A nuclear data base can assist users in the determination of the characteristics and performance of nuclear reactors, and permit improved nuclear power plant operation through the reduction and elimination of certain types of uncertainties.     

India should set up a National Nuclear Database Centre soon, said ace experts who participated in the workshop on `Nuclear data for advanced nuclear systems, nuclear databases and applications,' in Mangalore which concluded on Saturday.

Dr Alan Nichols, Head, Nuclear Data Section, International Atomic Energy Agency said India should take pride in the manner its energy needs are being addressed with 16 pressurised heavy water reactors operating, constructing fast breeder reactor and working on advanced heavy water reactor.

"It is important that India stands up and registers its nuclear data needs for industrial development and sound commercial goals," he said.

"The workshop provided an excellent opportunity to define its nuclear data needs, show the way forward to our understanding and ability to predict the nuclear-based behaviour of these relatively novel thorium-Uranium reactor systems," Nichols told PTI.

Prof Akito Takahashi of Osaka University, Japan pointed out that China had established a national nuclear data base centre in Beijing in 1975.

"It is time for India also to start its own centre for its nuclear programme needs in the 21st century," Takahashi said. Other countries, which have nuclear data centres, include USA, Italy, France, Japan, South Korea, Russia and Germany.

Meanwhile, Nichols pointed out that the centres in China and Russia needed to do more that what they are doing now in comparison with the number of operating nuclear plants.

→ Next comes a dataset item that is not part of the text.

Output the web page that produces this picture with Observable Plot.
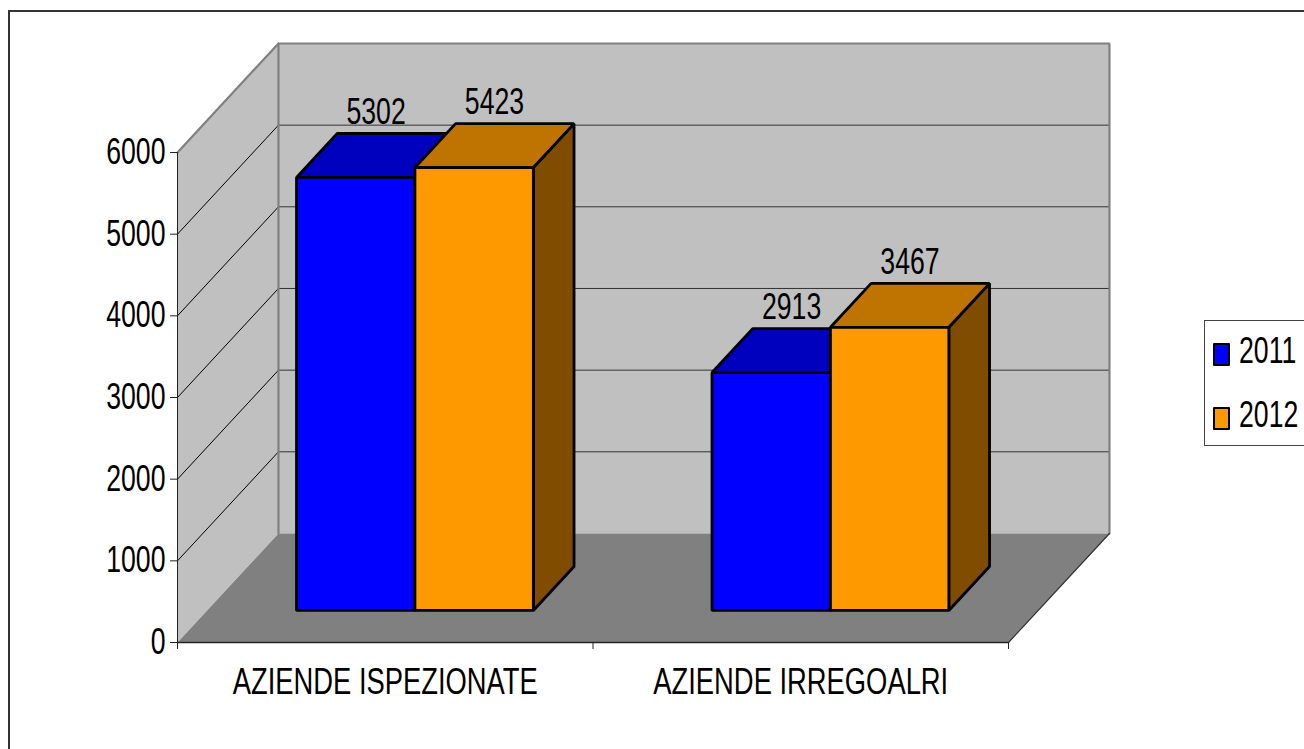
<!DOCTYPE html>
<html>
<head>
<meta charset="utf-8">
<script src="https://cdn.jsdelivr.net/npm/d3@7"></script>
<script src="https://cdn.jsdelivr.net/npm/@observablehq/plot@0.6"></script>
<style>
  html, body { margin: 0; padding: 0; background: #fff; width: 1304px; height: 749px; overflow: hidden; }
  #chart { position: relative; width: 1304px; height: 749px; overflow: hidden; font-family: "Liberation Sans", Arial, sans-serif; color: #000; }
  #chart svg { position: absolute; left: 0; top: 0; background: transparent; }
  #border { position: absolute; left: 8px; top: 10px; width: 1400px; height: 900px; border: 2px solid #333; box-sizing: border-box; }
  #legend { position: absolute; left: 1204px; top: 320px; width: 140px; height: 126px; border: 1px solid #444; box-sizing: border-box; background: #fff; }
  .item { position: absolute; left: 0; height: 40px; }
  .swatch { position: absolute; left: 8px; top: 8px; width: 17px; height: 23px; border: 2.8px solid #000; box-sizing: border-box; border-radius: 1px; }
  .label { position: absolute; left: 34px; top: -4px; font-size: 36px; line-height: 40px; transform: scaleX(0.74); transform-origin: left center; white-space: nowrap; }
</style>
</head>
<body>
<div id="chart"></div>
<script>
const categories = ["AZIENDE ISPEZIONATE", "AZIENDE IRREGOALRI"];
const years = ["2011", "2012"];
const values2011 = [5302, 2913];
const values2012 = [5423, 3467];
const yTicks = [0, 1000, 2000, 3000, 4000, 5000, 6000];
const gridValues = [1000, 2000, 3000, 4000, 5000];

const frontColors = ["#0000ff", "#ff9900"];
const topColors = ["#0000bf", "#bf7300"];
const sideColors = ["#00007f", "#7f4c00"];

// oblique projection of the 3D box into the data coordinates of the scales
const depthX = 0.243, depthY = 1335;
const P = (x, v, d) => ({x: x + d * depthX, y: v + d * depthY});
const barStart = 0.215, barWidth = 0.285, d0 = 0.294, d1 = 0.697;
const yMax = yTicks[yTicks.length - 1], xMax = categories.length;

const poly = (pts, fill, stroke, strokeWidth) =>
  Plot.line(pts, {x: "x", y: "y", curve: "linear-closed", fill, stroke: stroke || "none", strokeWidth: strokeWidth || 0, strokeLinejoin: "miter"});
const seg = (pts, stroke, strokeWidth) =>
  Plot.line(pts, {x: "x", y: "y", stroke, strokeWidth, fill: "none", strokeLinejoin: "miter"});

// walls and floor
const wallColor = "#c0c0c0", floorColor = "#808080", edge = "#808080";
const walls = [
  poly([P(0, 0, 0), P(0, yMax, 0), P(0, yMax, 1), P(0, 0, 1)], wallColor),
  poly([P(0, 0, 1), P(0, yMax, 1), P(xMax, yMax, 1), P(xMax, 0, 1)], wallColor),
  poly([P(0, 0, 0), P(xMax, 0, 0), P(xMax, 0, 1), P(0, 0, 1)], floorColor)
];
const grid = gridValues.flatMap(v => [
  seg([P(0, v, 0), P(0, v, 1)], "#000", 1),
  seg([P(0, v, 1), P(xMax, v, 1)], "#333", 1)
]);
const edges = [
  seg([P(0, yMax, 0), P(0, yMax, 1), P(xMax, yMax, 1), P(xMax, 0, 1)], edge, 2.2),
  seg([P(0, yMax, 1), P(0, 0, 1)], edge, 2.2),
  seg([P(xMax, 0, 0), P(xMax, 0, 1)], "#333", 1.2)
];

// bars
const series = [values2011, values2012];
const bars = categories.flatMap((c, i) => series.flatMap((vals, s) => {
  const x0 = i + barStart + s * barWidth, x1 = x0 + barWidth, v = vals[i], sw = 2.8;
  return [
    poly([P(x1, 0, d0), P(x1, v, d0), P(x1, v, d1), P(x1, 0, d1)], sideColors[s], "#000", sw),
    poly([P(x0, v, d0), P(x1, v, d0), P(x1, v, d1), P(x0, v, d1)], topColors[s], "#000", sw),
    poly([P(x0, 0, d0), P(x1, 0, d0), P(x1, v, d0), P(x0, v, d0)], frontColors[s], "#000", sw)
  ];
}));

// value labels
const labelRows = categories.flatMap((c, i) => series.map((vals, s) => {
  const p = P(i + barStart + (s + 0.5) * barWidth, vals[i], (d0 + d1) / 2);
  return {x: p.x, y: p.y, text: String(vals[i])};
}));

const fs = 36;
const svg = Plot.plot({
  width: 1304, height: 749,
  marginLeft: 177, marginRight: 296, marginTop: 152, marginBottom: 107,
  style: {background: "transparent", fontFamily: '"Liberation Sans", Arial, sans-serif', overflow: "visible"},
  x: {domain: [0, xMax], axis: null},
  y: {domain: [0, yMax], axis: null},
  marks: [
    ...walls,
    ...grid,
    ...edges,
    Plot.ruleY([0], {stroke: "#222", strokeWidth: 1.4}),
    Plot.ruleX([0], {y1: 0, y2: yMax, stroke: "#222", strokeWidth: 1}),
    ...bars,
    Plot.text(labelRows, {x: "x", y: "y", text: "text", dy: -43, fontSize: fs, fill: "#000", lineAnchor: "middle"}),
    Plot.axisY({ticks: yTicks, tickFormat: "d", tickSize: 7, tickPadding: 5, fontSize: fs, stroke: "#222", fill: "#000", label: null}),
    Plot.axisX({ticks: d3.range(xMax + 1), tickFormat: () => "", tickSize: 7, stroke: "#222", label: null}),
    Plot.axisX({ticks: categories.map((c, i) => i + 0.5), tickFormat: t => categories[Math.floor(t)], tickSize: 0, tickPadding: 26, fontSize: fs, fill: "#000", label: null})
  ]
});

const root = document.getElementById("chart");
const border = document.createElement("div");
border.id = "border";
root.appendChild(border);
root.appendChild(svg);

// Narrow all text the same way as in the reference
svg.querySelectorAll("text").forEach(t => {
  if (!t.textContent) return;
  const len = t.getComputedTextLength();
  const squeeze = /[A-Z]/.test(t.textContent) ? 0.76 : 0.74;
  t.setAttribute("textLength", (len * squeeze).toFixed(1));
  t.setAttribute("lengthAdjust", "spacingAndGlyphs");
});

// legend
const legend = document.createElement("div");
legend.id = "legend";
years.forEach((y, i) => {
  const item = document.createElement("div");
  item.className = "item";
  item.style.top = (14 + i * 63.5) + "px";
  const sw = document.createElement("div");
  sw.className = "swatch";
  sw.style.background = frontColors[i];
  const lab = document.createElement("div");
  lab.className = "label";
  lab.textContent = y;
  item.append(sw, lab);
  legend.appendChild(item);
});
root.appendChild(legend);
</script>
</body>
</html>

"The inputs from China, Russia and Europe are disappointing," Nichols said.

Dead of Spectrometry Facility CSNSM, France, George Audi stressed that India can consider taking up evaluation of fundamental quantities such as nuclear masses and join the international efforts.

He said, currently in the international efforts, 80 per cent of the evaluation is done by US scientists and non-US contribution is only 20 per cent. "I recommend that India can lead in the area of evaluation of nuclear data in South Asian region," Audi added.

Nichols said that IAEA has been involved in the formulations and maintenance of a wide range of atomic and nuclear databases for over 40 years. Most of these were brought together to work in unison through well defined IAEA coordinated research projects and more modest data Development Programmes, he said.       

Scientists from Bhabha Atomic Research Centre presented evaluated nuclear data for Thorium-Uranium Fuel cycle and on accelerators. Later, the workshop made a recommendation for setting up a formal national nuclear data centre as soon as possible, the workshop convenor and a senior BARC scientist Dr S Ganesan told PTI.

The IAEA expert said that the primary aim is to improve such data services to all users in the subcontinent.

Late last year, BARC had set up mirror site server for IAEA nuclear data base to to enable Indian nuclear engineers and physicists to access recommended good quality nuclear data rapidly and timely manner, he said.

Dr G Kim, Head, Accelerator Facility of Republic of Korea said the existing informed collaboration between India and Korea on 'Neutron time and flight experiments' will continue and invited Indian students to make use of his facility.